Wednesday, March 14, 2007

NO SURPRISE that General Peter Pace is trying to calm things after his downright shocking statement that homosexual sex is immoral. Both Democrats and Republicans were distressed at Pace's moral judgment:
House of Representatives Speaker Nancy Pelosi said she was "disappointed in the moral judgment" voiced by Pace and the military should consider changing policy on allowing gays to serve in its ranks.

"We need patriotic Americans who exist across the board in our population," the California Democrat said. "We don't need a moral judgment from the Chairman of Joint Chiefs."

Republican Sen. John Warner, a veteran member of the Senate's Armed Services Committee, said through a spokesman: "I respectfully but strongly disagree with the chairman's view that homosexuality is immoral."

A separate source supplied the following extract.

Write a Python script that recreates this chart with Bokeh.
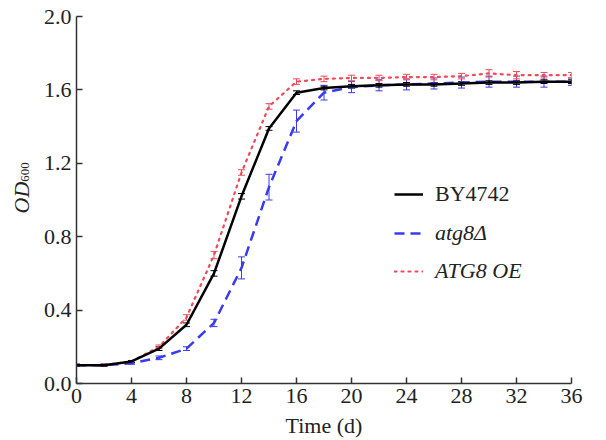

We are now on Day 2 of the official Pace Resignation Countdown Watch.

2 comments:

Wild Bill said...

This episode shows that Sen. Warner is more in the radical vanguard than Hilary Clinton. Check out her mea culpa to the gay activists for "counterrevolutionary" sentiments in her earlier comments:

“I have heard from many of my friends in the gay community that my response yesterday to a question about homosexuality being immoral sounded evasive. My intention was to focus the conversation on the failed don’t ask, don’t tell policy. I should have echoed my colleague Senator John Warner’s statement forcefully stating that homosexuality is not immoral because that is what I believe.”

http://thecaucus.blogs.nytimes.com/2007/03/15/clinton-clarifies-remarks-on-gays/

This shows (again) that Warner is the most overrated (and dim-witted) U.S. Senator. (Ok, he's at least the most dim-witted now that Allen is out of office). I note the decided silence on the matter from Sen. Webb.

Wild Bill said...

Well, I have to qualify my comment about Webb. He issued a press release stating

"General Pace's remarks were unnecessarily divisive and also inappropriate considering his position at the highest ranks of our military.

I agree with Senator John Warner that policy discussions on this issue should be respectful, and that further consideration would be beneficial under the jurisdiction of the Senate Committee on Armed Services."

Of course, notably absent is any indication that he thinks homosexuality is moral.